Introduction
Geysers comprise natural phenomena that attract tourists at Yellowstone National Park. The understanding of geysers regarding the waiting time for eruptions and duration of eruptions would enhance accurate predictions of their incidences and occurrences. Statistical analysis of the duration of eruptions and waiting time for occurrences could provide trends and patterns of geysers. In statistical analysis, descriptive statistics play a central role in the exploration of data because they reveal patterns and trends, which characterize and summarize a given data effectively. Therefore, the purpose of the coursework is to explore data collected from Old Faithful geysers at Yellowstone National Park with 299 eruptions by examining descriptive statistics of waiting time and the duration of occurrences.
Descriptive Statistics
Table 1 provides measures of central tendency, namely, means, modes, and medians of the waiting time for eruptions and the duration of eruptions in minutes. The waiting time for eruptions has a mean of 72.314, mode of 78, and median of 76. Since the mean, mode, and median are not equal, it implies that the distribution of the waiting time for eruptions has skewness. Specifically, the data for the waiting time exhibit negative skew in distribution because the mean is less than the mode and median. Comparatively, the duration of eruptions has a mean of 3.461, mode of 4, and a median of 4. In the same manner, as the waiting time for eruptions, the duration of eruptions has a negatively skewed distribution because the mean is less than both the mode and the median. Thus, the analysis of the measures of the central tendency indicates that modes and medians for both the waiting time and the duration for eruptions do not cluster around their respective means.

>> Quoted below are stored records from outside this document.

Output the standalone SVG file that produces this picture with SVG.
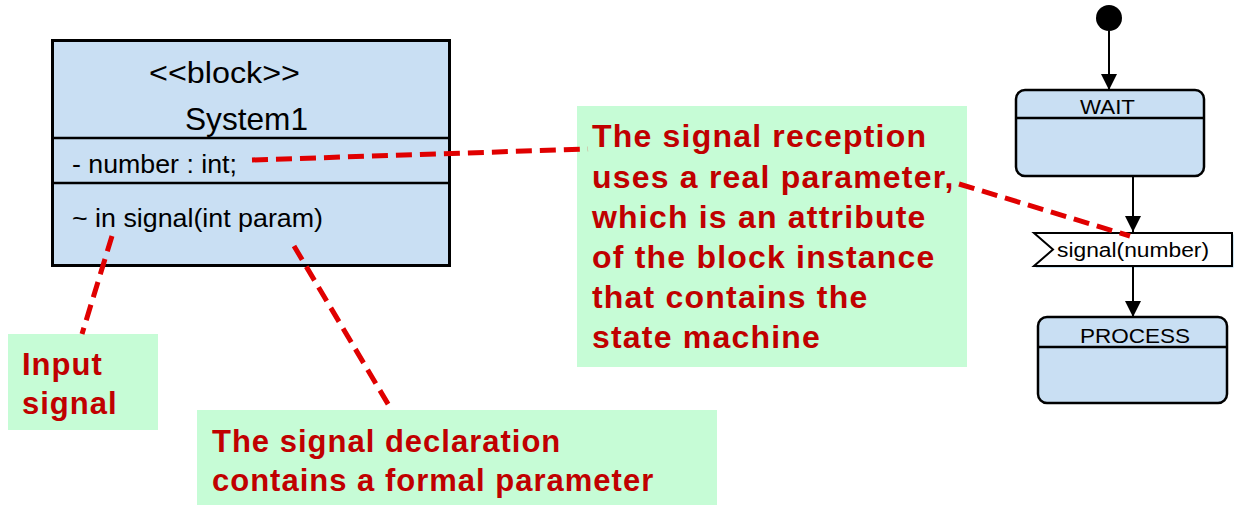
<svg xmlns="http://www.w3.org/2000/svg" width="1234" height="513" viewBox="0 0 1234 513">
<defs>
<style>
.blk{fill:#c9dff3;stroke:#000;stroke-width:3}
.sep{stroke:#000;stroke-width:2.5;fill:none}
.t{font-family:"Liberation Sans",Arial,sans-serif;fill:#000}
.note{fill:#c6fcd6}
.nt{font-family:"Liberation Sans",Arial,sans-serif;font-weight:bold;fill:#c00000;font-size:31px;letter-spacing:1px}
.nb{font-size:32px;letter-spacing:1.2px}
.dash{stroke:#e00000;stroke-width:5;stroke-dasharray:16 8;fill:none}
.st{fill:#c9dff3;stroke:#000;stroke-width:2.5}
.tr{stroke:#000;stroke-width:2;fill:none}
</style>
<marker id="ah" viewBox="0 0 16 16" refX="16" refY="8" markerWidth="16" markerHeight="16" markerUnits="userSpaceOnUse" orient="auto">
<path d="M0,0 L16,8 L0,16 Z" fill="#000"/>
</marker>
</defs>
<rect width="1234" height="513" fill="#fff"/>

<g id="block">
<rect class="blk" x="52.5" y="40.5" width="397" height="225"/>
<line class="sep" x1="52" y1="138" x2="450" y2="138"/>
<line class="sep" x1="52" y1="183" x2="450" y2="183"/>
<text class="t" x="149" y="83" font-size="30" textLength="151" lengthAdjust="spacingAndGlyphs">&lt;&lt;block&gt;&gt;</text>
<text class="t" x="185" y="130" font-size="32" textLength="123" lengthAdjust="spacingAndGlyphs">System1</text>
<text class="t" x="72" y="173" font-size="26" textLength="165" lengthAdjust="spacingAndGlyphs">- number : int;</text>
<text class="t" x="72" y="227" font-size="26" textLength="251" lengthAdjust="spacingAndGlyphs">~ in signal(int param)</text>
</g>

<g id="note-input">
<rect class="note" x="8" y="334" width="150" height="96"/>
<text class="nt" x="22" y="375">Input</text>
<text class="nt" x="22" y="414">signal</text>
</g>

<g id="note-decl">
<rect class="note" x="197" y="410" width="520" height="95"/>
<text class="nt" x="212" y="452">The signal declaration</text>
<text class="nt" x="212" y="491">contains a formal parameter</text>
</g>

<g id="note-recv">
<rect class="note" x="577" y="106" width="390" height="261"/>
<text class="nt nb" x="592" y="147">The signal reception</text>
<text class="nt nb" x="592" y="188">uses a real parameter,</text>
<text class="nt nb" x="592" y="228">which is an attribute</text>
<text class="nt nb" x="592" y="268">of the block instance</text>
<text class="nt nb" x="592" y="308">that contains the</text>
<text class="nt nb" x="592" y="348">state machine</text>
</g>

<g id="initial">
<circle cx="1109" cy="18" r="13" fill="#000"/>
</g>

<g id="wait">
<rect class="st" x="1016" y="90" width="188" height="86" rx="9"/>
<line class="sep" x1="1016" y1="118" x2="1204" y2="118"/>
<text class="t" x="1080" y="114" font-size="21" textLength="55" lengthAdjust="spacingAndGlyphs">WAIT</text>
</g>

<g id="signal">
<polygon points="1035.5,234.5 1233.5,234.5 1233.5,267.5 1035.5,267.5 1054.5,251" fill="#9ccbe8"/>
<polygon points="1034,233 1232,233 1232,266 1034,266 1053,249.5" fill="#fff" stroke="#000" stroke-width="2"/>
<text class="t" x="1057" y="257" font-size="20" textLength="152" lengthAdjust="spacingAndGlyphs">signal(number)</text>
</g>

<g id="process">
<rect class="st" x="1038" y="317" width="189" height="86" rx="9"/>
<line class="sep" x1="1038" y1="347" x2="1227" y2="347"/>
<text class="t" x="1080" y="343" font-size="21" textLength="110" lengthAdjust="spacingAndGlyphs">PROCESS</text>
</g>

<g id="connectors">
<line class="tr" x1="1109" y1="31" x2="1109" y2="90" marker-end="url(#ah)"/>
<line class="tr" x1="1133" y1="176" x2="1133" y2="232" marker-end="url(#ah)"/>
<line class="tr" x1="1133" y1="267" x2="1133" y2="317" marker-end="url(#ah)"/>
<line class="dash" x1="252" y1="160" x2="588" y2="149"/>
<line class="dash" x1="959" y1="184" x2="1130" y2="236"/>
<line class="dash" x1="112" y1="236" x2="82" y2="334"/>
<line class="dash" x1="294" y1="246" x2="391" y2="409"/>
</g>
</svg>
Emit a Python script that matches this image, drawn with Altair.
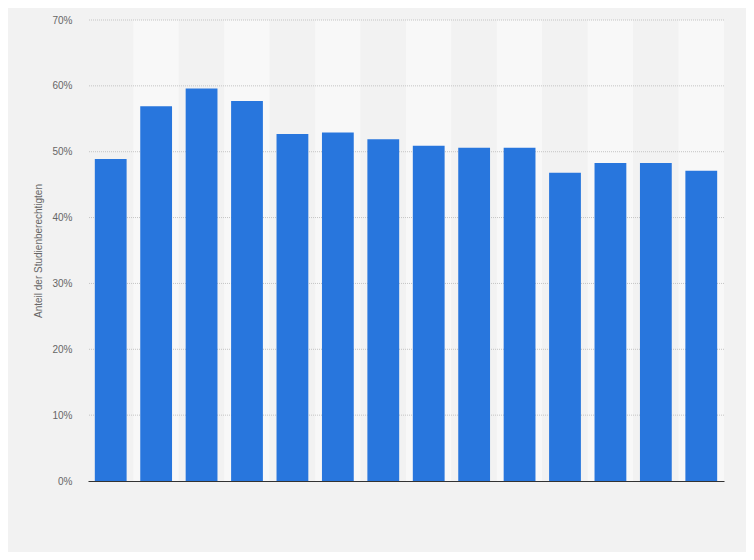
import altair as alt
import pandas as pd

categories = ["1", "2", "3", "4", "5", "6", "7", "8", "9", "10", "11", "12", "13", "14"]
values = [48.9, 56.9, 59.6, 57.7, 52.7, 52.9, 51.9, 50.9, 50.6, 50.6, 46.8, 48.3, 48.3, 47.1]
tick_values = [0, 0.1, 0.2, 0.3, 0.4, 0.5, 0.6, 0.7]

df = pd.DataFrame({"cat": categories, "val": [v / 100 for v in values], "idx": list(range(len(categories)))})
grid_df = pd.DataFrame({"g": tick_values[1:]})

yscale = alt.Scale(domain=[0, 0.7], nice=False)
yaxis = alt.Axis(format=".0%", values=tick_values,
                 title="Anteil der Studienberechtigten",
                 titleFontSize=10, titleColor="#666666", titleFontWeight="normal",
                 titleFont="Liberation Sans", titlePadding=8,
                 labelFont="Liberation Sans", labelFontSize=10, labelColor="#666666",
                 labelPadding=16, ticks=False, domain=False, grid=False)

xenc = alt.X("cat:N", sort=categories,
             scale=alt.Scale(paddingInner=0.3, paddingOuter=0.15),
             axis=alt.Axis(labels=False, ticks=False, title=None, domain=True,
                           domainColor="#333333", domainWidth=1, grid=False))

bands = alt.Chart(df).transform_calculate(
    par="datum.idx % 2", top="0.7"
).mark_bar(width={"band": 1.43}).encode(
    x=xenc,
    y=alt.Y("top:Q", scale=yscale, axis=yaxis),
    color=alt.condition("datum.par == 1", alt.value("#f8f8f8"), alt.value("#f2f2f2")),
)

grid = alt.Chart(grid_df).mark_rule(color="#c4c4c4", strokeDash=[1, 1], strokeWidth=1).encode(
    y=alt.Y("g:Q", scale=yscale, axis=yaxis),
)

bars = alt.Chart(df).mark_bar(color="#2876dd").encode(
    x=xenc,
    y=alt.Y("val:Q", scale=yscale, axis=yaxis),
    tooltip=["cat", "val"],
)

chart = alt.layer(bands, grid, bars).properties(
    width=636, height=461,
    autosize=alt.AutoSizeParams(type="none"),
    padding={"left": 80, "top": 12, "right": 22, "bottom": 71},
    background="#f2f2f2",
).configure_view(stroke=None)

chart.save("out.html", embed_options={"renderer": "svg", "actions": False})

Table 1. Descriptive Statistics for Geysers’ Waiting Time and Duration of Eruptions
Table 1 also provides measures of dispersion, viz., standard deviation, variance, range, maximum value, and minimum value. The waiting time for eruptions has a standard deviation of 13.890 and a variance of 192.941, which means that the distribution deviates considerably from the mean (M = 72.314±13.890). The dispersion of the waiting time for eruptions is high because it varies from 43 to 108 with a range of 65. Since the data of the duration for eruptions has a standard deviation of 1.148 and variance of 1.318, it implies that the distribution does not deviate markedly from the mean (M = 3.461±1.148). The duration for eruptions has a low dispersion level because the data varies from 0.833 to 5.45 with a range of 4.617. Therefore, the comparative analysis indicates that the waiting time for eruptions has a high level of dispersion, whereas the duration for eruptions has a low level of dispersion.

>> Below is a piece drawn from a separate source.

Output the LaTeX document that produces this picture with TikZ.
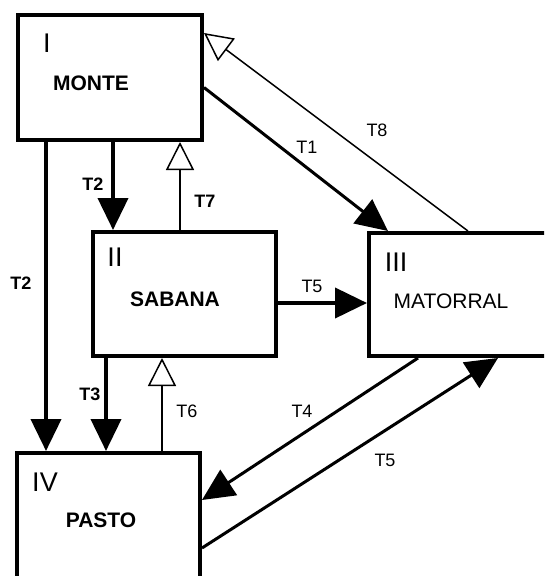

Histogram and the Normality of the Distribution
The histogram for the waiting time for eruptions (figure 1) indicates a bimodal form of the distribution. The first modal distribution occurs between the waiting time for eruptions between 42 and 66 minutes, while the second modal distribution occurs between 66 and 108 minutes. However, the distribution has a negative skew that deviates from the normal distribution because the first modal distribution (54-60) forming 10% is less than the second modal distribution (78) constituting about 22%.

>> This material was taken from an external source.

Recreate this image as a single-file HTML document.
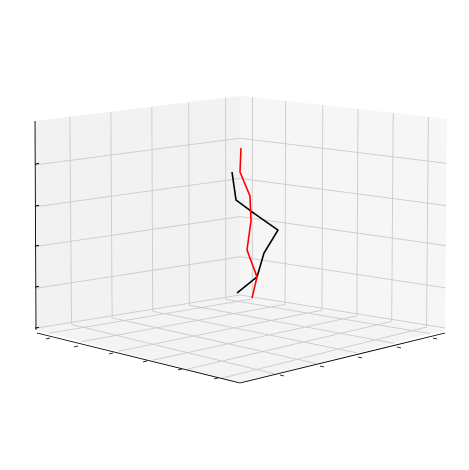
<!DOCTYPE html>
<html><head><meta charset="utf-8"><style>
html,body{margin:0;padding:0;background:#fff;}
svg{display:block;font-family:"Liberation Sans",sans-serif;}
</style></head><body>
<svg id="chart" width="469" height="470" viewBox="0 0 469 470" xmlns="http://www.w3.org/2000/svg">
<g id="panes"></g>
<g id="grid"></g>
<g id="axes"></g>
<g id="series"></g>
</svg>
<script>
// data: horizontal offset (screen-aligned units) and height (z units 0..10)
const blackX = [-0.8, -0.4, 1.2, 3.8, 2.4, 1.7, -0.3];
const blackZ = [7.56, 6.22, 5.65, 4.78, 3.68, 2.54, 1.77];
const redX = [0.1, 0.0, 1.0, 1.1, 0.7, 1.7, 1.2];
const redZ = [8.71, 7.56, 6.41, 5.22, 3.83, 2.54, 1.53];
const zTicks = [0, 2, 4, 6, 8];

const NS = "http://www.w3.org/2000/svg";
function mk(tag, attrs, parent){const e=document.createElementNS(NS,tag);for(const k in attrs)e.setAttribute(k,attrs[k]);parent.appendChild(e);return e;}
function lerp(a,b,t){return [a[0]+(b[0]-a[0])*t,a[1]+(b[1]-a[1])*t];}
function bil(c,u,v){ // c: [p00,p10,p11,p01]
  const a=lerp(c[0],c[1],u), b=lerp(c[3],c[2],u); return lerp(a,b,v);}
const leftPane=[[37,330],[240,297],[240,96],[35,121]];
const rightPane=[[240,297],[445,330],[447,119],[240,96]];
const floorPane=[[37,330],[240,297],[445,330],[240,383]]; // left, back, right, front
const panes=document.getElementById('panes'), grid=document.getElementById('grid'), axes=document.getElementById('axes'), series=document.getElementById('series');
function poly(pts,fill,name){const p=mk('polygon',{points:pts.map(q=>q.join(',')).join(' '),fill:fill,stroke:'none'},panes);

}
poly(leftPane,'#f2f2f2','left-pane');
poly(rightPane,'#f6f6f6','right-pane');
poly(floorPane,'#f4f4f4','floor-pane');
function gl(a,b,name){const l=mk('line',{x1:a[0],y1:a[1],x2:b[0],y2:b[1],stroke:'#cbcbcb','stroke-width':0.9},grid);

}
const lv=[.17,.37,.57,.75,.93], rv=[.06,.22,.40,.57,.74,.91];
// z scale: 0..10 -> 0..1 vertical fraction
function zf(z){return z/10;}
lv.forEach(u=>{gl(bil(leftPane,u,0),bil(leftPane,u,1),'left-pane-gridline');
  // floor line from left-back edge toward front-right edge
  gl(lerp(floorPane[0],floorPane[1],u),lerp(floorPane[3],floorPane[2],u),'floor-gridline');});
rv.forEach(u=>{gl(bil(rightPane,u,0),bil(rightPane,u,1),'right-pane-gridline');
  gl(lerp(floorPane[1],floorPane[2],u),lerp(floorPane[0],floorPane[3],u),'floor-gridline');});
zTicks.forEach(z=>{const v=zf(z)+0.01+0.195*0;const f=[.01,.20,.40,.59,.79][zTicks.indexOf(z)];
  gl(bil(leftPane,0,f),bil(leftPane,1,f),'left-pane-gridline');
  gl(bil(rightPane,0,f),bil(rightPane,1,f),'right-pane-gridline');});
// axis lines
function al(a,b,name){const l=mk('line',{x1:a[0],y1:a[1],x2:b[0],y2:b[1],stroke:'#000','stroke-width':0.9},axes);

}
al([35,121],[36,330],'z-axis-line');
al([37,333],[240,383],'x-axis-line');
al([240,383],[445,333],'y-axis-line');
[164,206,246,287,328].forEach(y=>al([35,y],[39,y-0.5],'z-tick'));
[[50,338],[78,346],[113,353],[147,361],[182,369],[218,378]].forEach(p=>al([p[0],p[1]],[p[0]-4,p[1]+1],'x-tick'));
[[280,375],[320,366],[358,357],[397,347],[433,338]].forEach(p=>al([p[0],p[1]],[p[0]+4,p[1]+1],'y-tick'));
// projection for series
function px(x){return 240+x*10;}
function py(z){return 330-z*20.9;}
function line(xs,zs,color,name){const pts=xs.map((x,i)=>px(x)+','+py(zs[i])).join(' ');
  const l=mk('polyline',{points:pts,fill:'none',stroke:color,'stroke-width':1.6,'stroke-linejoin':'round'},series);
  
  }
line(blackX,blackZ,'#000','black-series-line');
line(redX,redZ,'#ff0000','red-series-line');
</script>
</body></html>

Figure 2 is a histogram that depicts the existence of a bimodal distribution in the duration of eruptions. The first mode of 2 minutes forms about 27%, while the second mode of 4 minutes consists of approximately 28%. Thus, the existence of the approximately equal proportions of the two modes in the bimodal histograms indicates the duration of eruptions has significant outliers that make the distribution possess a negative skew. Specifically, outliers occurring at 2 minutes and representing about 27% of the distribution distorts the mean because over 50% of data points are more than 3.5. Therefore, the distribution of data does not follow the normal distribution due to the presence of outliers, which creates the second model in the distribution.
Learning Outcomes
In the data analysis, I have learned how to import data into SAS, perform descriptive statistics, and determine the normality of data using the histogram. Figure 3 shows the process flow employed in the analysis of data using SAS. From a statistical point of view, I have learned that measures of central tendency, measures of dispersion, and the pattern of distributions offer an adequate characterization of data.
Conclusion
Data analysis shows that geysers in Old Faithful, Yellowstone National Park, vary in the aspects of the time taken to erupt and the duration of eruptions. An average time for waiting eruptions is 72.314 minutes, while that of the duration of eruptions is 3.46 minutes. The histogram depicts the existence of negative skewness since the distributions of both variables do not follow the normal distribution. The presence of bimodal distribution in the waiting time for eruptions and the significant outliers in the duration of eruptions contributes to the skewness of data.